━━ ENTRIES PROVIDED ━━

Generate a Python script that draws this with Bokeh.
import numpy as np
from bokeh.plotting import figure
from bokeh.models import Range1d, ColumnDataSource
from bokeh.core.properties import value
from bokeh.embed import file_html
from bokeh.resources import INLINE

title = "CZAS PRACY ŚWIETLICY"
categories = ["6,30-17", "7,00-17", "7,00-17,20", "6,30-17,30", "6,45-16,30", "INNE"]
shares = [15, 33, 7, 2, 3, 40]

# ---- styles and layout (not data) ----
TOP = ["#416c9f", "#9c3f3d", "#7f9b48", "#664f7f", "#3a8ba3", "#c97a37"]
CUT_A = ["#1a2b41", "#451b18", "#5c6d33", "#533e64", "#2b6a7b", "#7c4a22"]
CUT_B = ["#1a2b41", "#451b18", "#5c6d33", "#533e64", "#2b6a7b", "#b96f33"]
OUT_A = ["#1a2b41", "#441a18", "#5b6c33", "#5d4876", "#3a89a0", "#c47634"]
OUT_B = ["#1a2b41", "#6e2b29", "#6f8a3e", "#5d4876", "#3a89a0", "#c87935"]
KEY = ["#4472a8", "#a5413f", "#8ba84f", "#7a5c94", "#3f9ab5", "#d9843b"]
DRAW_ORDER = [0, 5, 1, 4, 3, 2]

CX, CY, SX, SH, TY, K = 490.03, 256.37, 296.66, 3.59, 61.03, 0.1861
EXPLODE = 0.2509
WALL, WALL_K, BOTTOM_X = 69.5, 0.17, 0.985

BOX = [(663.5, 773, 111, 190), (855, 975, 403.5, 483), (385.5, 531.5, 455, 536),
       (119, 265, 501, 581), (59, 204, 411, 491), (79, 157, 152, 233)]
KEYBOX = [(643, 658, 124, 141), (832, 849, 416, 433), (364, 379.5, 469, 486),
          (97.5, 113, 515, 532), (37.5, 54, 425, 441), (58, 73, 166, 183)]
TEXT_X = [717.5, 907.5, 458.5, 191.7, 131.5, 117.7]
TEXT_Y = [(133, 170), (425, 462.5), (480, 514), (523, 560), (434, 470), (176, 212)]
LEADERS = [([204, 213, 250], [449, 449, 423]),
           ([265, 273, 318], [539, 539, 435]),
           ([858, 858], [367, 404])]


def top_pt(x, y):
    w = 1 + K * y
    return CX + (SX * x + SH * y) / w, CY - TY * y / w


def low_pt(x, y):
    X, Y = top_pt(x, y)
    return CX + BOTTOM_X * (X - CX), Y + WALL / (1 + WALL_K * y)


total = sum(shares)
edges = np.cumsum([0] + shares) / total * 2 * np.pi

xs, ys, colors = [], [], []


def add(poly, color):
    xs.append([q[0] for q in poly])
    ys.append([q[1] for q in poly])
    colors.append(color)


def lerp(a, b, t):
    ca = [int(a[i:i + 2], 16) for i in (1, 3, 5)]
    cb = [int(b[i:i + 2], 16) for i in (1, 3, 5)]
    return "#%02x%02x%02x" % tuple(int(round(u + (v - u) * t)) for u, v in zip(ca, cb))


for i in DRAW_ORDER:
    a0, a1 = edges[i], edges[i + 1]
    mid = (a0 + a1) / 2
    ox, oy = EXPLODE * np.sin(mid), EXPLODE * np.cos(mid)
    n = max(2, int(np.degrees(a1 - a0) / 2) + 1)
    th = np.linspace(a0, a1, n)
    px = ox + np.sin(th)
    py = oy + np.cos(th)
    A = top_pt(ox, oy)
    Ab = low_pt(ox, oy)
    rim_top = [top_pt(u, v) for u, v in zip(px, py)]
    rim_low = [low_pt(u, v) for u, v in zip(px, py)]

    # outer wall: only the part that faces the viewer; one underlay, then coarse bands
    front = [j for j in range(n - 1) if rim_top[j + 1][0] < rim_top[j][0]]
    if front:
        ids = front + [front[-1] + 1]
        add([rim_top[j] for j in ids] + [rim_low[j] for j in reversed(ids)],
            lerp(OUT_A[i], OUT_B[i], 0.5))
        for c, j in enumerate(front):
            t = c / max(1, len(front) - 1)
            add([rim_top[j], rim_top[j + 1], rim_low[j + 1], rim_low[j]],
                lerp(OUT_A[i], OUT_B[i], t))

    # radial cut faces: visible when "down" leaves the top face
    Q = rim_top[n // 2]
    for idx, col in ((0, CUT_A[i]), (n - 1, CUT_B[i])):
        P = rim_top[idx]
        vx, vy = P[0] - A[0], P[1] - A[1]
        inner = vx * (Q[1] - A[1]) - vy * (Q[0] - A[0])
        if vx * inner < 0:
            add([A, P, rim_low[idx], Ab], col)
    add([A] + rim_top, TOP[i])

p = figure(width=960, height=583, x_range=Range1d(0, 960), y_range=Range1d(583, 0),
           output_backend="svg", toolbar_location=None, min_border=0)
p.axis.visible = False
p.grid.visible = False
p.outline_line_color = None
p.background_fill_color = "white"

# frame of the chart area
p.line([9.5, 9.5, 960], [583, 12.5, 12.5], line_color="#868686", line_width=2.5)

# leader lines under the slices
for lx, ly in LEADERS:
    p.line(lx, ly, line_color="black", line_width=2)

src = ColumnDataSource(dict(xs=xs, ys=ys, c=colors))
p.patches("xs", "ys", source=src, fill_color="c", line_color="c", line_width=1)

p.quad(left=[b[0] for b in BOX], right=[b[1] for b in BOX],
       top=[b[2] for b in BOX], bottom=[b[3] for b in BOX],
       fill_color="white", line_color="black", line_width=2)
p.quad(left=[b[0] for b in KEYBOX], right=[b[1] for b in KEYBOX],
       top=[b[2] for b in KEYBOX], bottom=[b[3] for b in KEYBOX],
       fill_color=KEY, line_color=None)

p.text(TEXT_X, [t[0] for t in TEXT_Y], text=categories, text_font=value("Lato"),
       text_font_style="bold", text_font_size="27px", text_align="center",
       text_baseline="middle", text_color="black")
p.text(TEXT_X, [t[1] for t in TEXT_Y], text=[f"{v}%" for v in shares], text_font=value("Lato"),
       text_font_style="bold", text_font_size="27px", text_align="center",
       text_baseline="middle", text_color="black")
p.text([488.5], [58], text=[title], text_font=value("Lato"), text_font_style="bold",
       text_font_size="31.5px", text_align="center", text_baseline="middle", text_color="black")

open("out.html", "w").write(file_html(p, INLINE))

━━━
━━ ENTRIES PROVIDED ━━

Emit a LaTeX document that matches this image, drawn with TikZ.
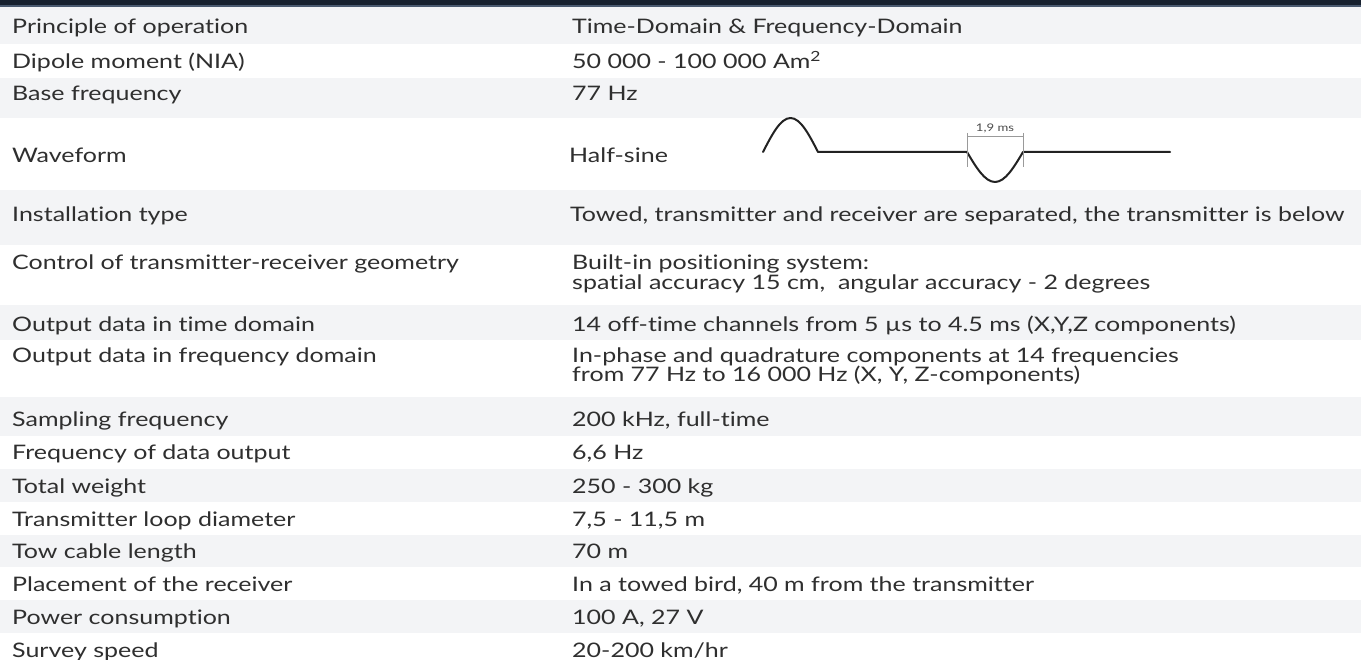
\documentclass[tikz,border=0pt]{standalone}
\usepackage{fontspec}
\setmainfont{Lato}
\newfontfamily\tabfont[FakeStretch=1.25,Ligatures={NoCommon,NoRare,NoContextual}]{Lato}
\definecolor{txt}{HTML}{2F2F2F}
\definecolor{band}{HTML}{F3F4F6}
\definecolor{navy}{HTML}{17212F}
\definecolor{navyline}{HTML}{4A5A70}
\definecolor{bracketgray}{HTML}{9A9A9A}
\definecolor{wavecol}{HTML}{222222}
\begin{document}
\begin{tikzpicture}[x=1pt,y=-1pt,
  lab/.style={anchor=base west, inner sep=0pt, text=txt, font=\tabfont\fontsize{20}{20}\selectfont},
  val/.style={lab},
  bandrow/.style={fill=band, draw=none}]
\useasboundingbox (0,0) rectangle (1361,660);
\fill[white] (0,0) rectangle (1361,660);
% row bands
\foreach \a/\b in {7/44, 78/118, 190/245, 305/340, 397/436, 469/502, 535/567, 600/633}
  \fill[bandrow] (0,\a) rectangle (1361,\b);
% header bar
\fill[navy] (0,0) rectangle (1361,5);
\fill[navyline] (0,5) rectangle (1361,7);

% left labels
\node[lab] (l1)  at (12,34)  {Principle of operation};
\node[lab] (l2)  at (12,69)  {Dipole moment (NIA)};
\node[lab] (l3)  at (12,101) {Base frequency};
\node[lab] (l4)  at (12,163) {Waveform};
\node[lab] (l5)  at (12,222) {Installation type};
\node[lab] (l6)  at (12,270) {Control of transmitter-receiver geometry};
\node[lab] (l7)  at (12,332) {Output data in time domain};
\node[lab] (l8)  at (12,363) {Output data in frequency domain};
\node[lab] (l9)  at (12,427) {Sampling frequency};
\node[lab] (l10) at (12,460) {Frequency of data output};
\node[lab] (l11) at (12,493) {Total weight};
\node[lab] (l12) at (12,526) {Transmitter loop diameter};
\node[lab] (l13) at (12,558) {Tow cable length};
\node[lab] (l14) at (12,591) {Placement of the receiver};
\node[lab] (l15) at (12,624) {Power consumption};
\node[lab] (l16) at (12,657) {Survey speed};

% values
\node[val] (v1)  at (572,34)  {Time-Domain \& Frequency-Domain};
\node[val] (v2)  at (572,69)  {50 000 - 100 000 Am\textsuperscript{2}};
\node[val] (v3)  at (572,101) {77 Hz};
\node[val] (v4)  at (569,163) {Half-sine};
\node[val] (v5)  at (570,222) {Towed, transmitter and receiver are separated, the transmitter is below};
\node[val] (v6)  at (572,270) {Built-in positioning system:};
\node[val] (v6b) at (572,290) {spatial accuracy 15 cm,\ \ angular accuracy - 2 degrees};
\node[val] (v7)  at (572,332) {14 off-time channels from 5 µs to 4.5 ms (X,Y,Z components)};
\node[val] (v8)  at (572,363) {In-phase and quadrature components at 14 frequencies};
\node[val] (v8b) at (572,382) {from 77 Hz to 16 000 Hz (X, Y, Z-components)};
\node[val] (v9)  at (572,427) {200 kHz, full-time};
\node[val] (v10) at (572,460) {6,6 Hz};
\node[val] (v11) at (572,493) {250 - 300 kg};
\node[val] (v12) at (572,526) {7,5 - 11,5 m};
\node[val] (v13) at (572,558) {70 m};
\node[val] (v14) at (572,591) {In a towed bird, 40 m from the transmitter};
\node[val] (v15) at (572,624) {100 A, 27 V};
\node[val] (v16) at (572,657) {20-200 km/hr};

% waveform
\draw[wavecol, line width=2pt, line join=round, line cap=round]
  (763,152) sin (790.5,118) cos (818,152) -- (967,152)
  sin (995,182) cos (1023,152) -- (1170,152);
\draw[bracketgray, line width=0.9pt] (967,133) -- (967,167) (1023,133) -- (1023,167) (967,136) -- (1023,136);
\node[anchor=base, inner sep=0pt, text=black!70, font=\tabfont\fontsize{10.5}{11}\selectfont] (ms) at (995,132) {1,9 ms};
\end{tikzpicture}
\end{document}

━━━
━━ ENTRIES PROVIDED ━━

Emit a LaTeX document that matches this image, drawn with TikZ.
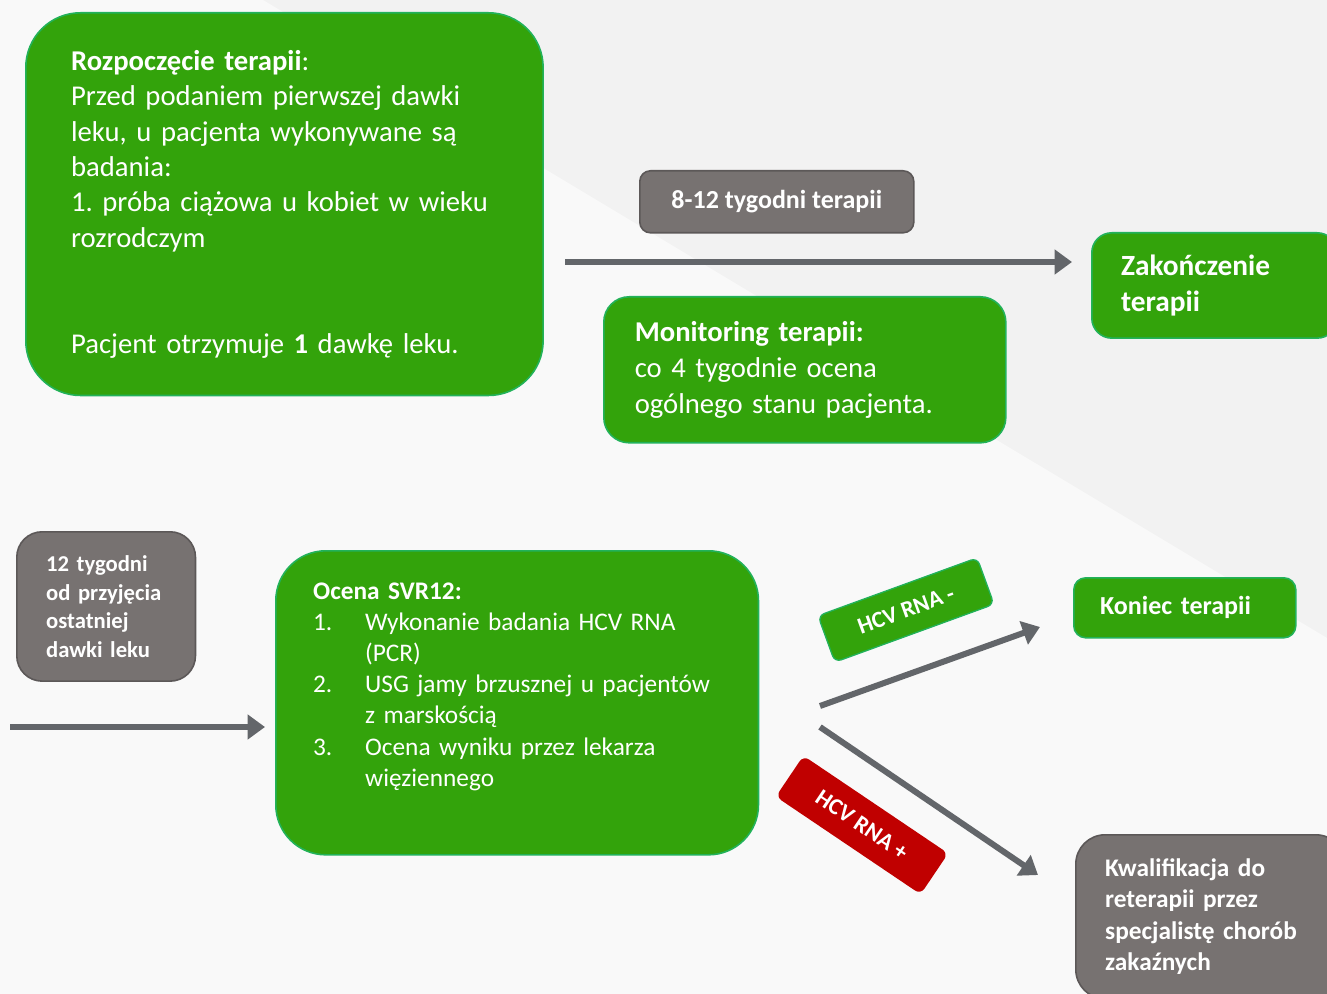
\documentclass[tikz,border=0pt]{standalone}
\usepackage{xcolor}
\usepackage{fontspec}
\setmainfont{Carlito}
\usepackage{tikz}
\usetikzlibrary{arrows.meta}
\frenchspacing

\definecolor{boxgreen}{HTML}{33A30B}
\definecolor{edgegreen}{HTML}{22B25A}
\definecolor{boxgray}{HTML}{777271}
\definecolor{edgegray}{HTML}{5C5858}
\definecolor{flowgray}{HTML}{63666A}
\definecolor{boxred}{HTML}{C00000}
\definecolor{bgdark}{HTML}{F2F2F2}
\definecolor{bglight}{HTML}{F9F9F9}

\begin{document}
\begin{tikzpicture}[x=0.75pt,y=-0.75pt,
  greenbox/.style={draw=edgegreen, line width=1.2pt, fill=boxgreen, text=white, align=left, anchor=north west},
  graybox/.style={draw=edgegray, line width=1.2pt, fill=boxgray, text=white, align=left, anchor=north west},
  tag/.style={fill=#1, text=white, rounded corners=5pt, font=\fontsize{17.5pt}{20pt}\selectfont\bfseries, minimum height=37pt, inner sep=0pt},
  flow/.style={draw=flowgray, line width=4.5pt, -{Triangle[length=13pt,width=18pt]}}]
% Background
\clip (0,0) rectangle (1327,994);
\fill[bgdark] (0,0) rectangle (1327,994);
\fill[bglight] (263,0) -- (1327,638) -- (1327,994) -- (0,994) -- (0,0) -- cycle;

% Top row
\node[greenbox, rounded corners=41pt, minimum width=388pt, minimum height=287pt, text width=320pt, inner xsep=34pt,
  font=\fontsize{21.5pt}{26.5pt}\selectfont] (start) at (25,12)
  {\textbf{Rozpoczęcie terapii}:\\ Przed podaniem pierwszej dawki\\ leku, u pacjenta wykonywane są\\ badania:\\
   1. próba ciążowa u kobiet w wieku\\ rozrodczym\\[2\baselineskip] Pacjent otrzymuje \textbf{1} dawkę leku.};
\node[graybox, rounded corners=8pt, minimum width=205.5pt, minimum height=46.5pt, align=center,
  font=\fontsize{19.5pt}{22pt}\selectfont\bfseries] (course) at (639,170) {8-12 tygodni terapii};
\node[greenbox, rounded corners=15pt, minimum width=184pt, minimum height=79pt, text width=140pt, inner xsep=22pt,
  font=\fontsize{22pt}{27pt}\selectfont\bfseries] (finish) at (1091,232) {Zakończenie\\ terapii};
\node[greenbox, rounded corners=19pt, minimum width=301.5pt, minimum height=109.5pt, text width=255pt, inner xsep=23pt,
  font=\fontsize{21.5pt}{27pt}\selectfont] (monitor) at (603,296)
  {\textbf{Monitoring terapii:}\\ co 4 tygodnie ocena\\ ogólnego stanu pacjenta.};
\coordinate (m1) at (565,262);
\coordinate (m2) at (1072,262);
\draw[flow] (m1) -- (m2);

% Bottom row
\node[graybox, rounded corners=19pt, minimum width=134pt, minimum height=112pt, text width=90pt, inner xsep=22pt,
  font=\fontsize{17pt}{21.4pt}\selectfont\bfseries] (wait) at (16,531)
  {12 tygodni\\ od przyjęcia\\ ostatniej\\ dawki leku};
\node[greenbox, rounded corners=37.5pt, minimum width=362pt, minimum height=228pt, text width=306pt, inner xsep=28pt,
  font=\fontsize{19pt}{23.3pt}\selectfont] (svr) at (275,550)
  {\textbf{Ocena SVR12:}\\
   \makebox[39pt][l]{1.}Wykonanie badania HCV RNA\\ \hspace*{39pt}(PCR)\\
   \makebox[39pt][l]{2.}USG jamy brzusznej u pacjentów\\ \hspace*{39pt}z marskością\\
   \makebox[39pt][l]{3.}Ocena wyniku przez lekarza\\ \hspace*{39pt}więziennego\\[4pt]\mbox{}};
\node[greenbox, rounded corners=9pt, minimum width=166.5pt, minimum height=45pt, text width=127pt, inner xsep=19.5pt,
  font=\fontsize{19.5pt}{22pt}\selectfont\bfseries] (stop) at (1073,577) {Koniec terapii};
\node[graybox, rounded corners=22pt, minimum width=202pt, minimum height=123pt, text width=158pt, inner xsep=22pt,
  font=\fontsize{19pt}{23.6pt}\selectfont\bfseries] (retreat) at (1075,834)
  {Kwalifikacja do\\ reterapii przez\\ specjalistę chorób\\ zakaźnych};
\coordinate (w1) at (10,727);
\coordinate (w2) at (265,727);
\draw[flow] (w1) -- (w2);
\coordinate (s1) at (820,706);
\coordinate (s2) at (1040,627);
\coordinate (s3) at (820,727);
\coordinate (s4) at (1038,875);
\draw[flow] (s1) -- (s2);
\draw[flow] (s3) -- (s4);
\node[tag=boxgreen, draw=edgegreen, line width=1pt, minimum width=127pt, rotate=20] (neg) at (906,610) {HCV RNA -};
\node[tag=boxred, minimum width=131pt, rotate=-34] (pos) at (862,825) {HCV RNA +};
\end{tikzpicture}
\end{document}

━━━

▸ WORK INSTRUCTIONS:
Both the line with "Generate a Python" and the line with "shares = [15, 33, 7, 2, 3, 40]" belong in the answer; write them out exactly, with every line between.

▸ ANSWER IN FULL:
Generate a Python script that draws this with Bokeh.
import numpy as np
from bokeh.plotting import figure
from bokeh.models import Range1d, ColumnDataSource
from bokeh.core.properties import value
from bokeh.embed import file_html
from bokeh.resources import INLINE

title = "CZAS PRACY ŚWIETLICY"
categories = ["6,30-17", "7,00-17", "7,00-17,20", "6,30-17,30", "6,45-16,30", "INNE"]
shares = [15, 33, 7, 2, 3, 40]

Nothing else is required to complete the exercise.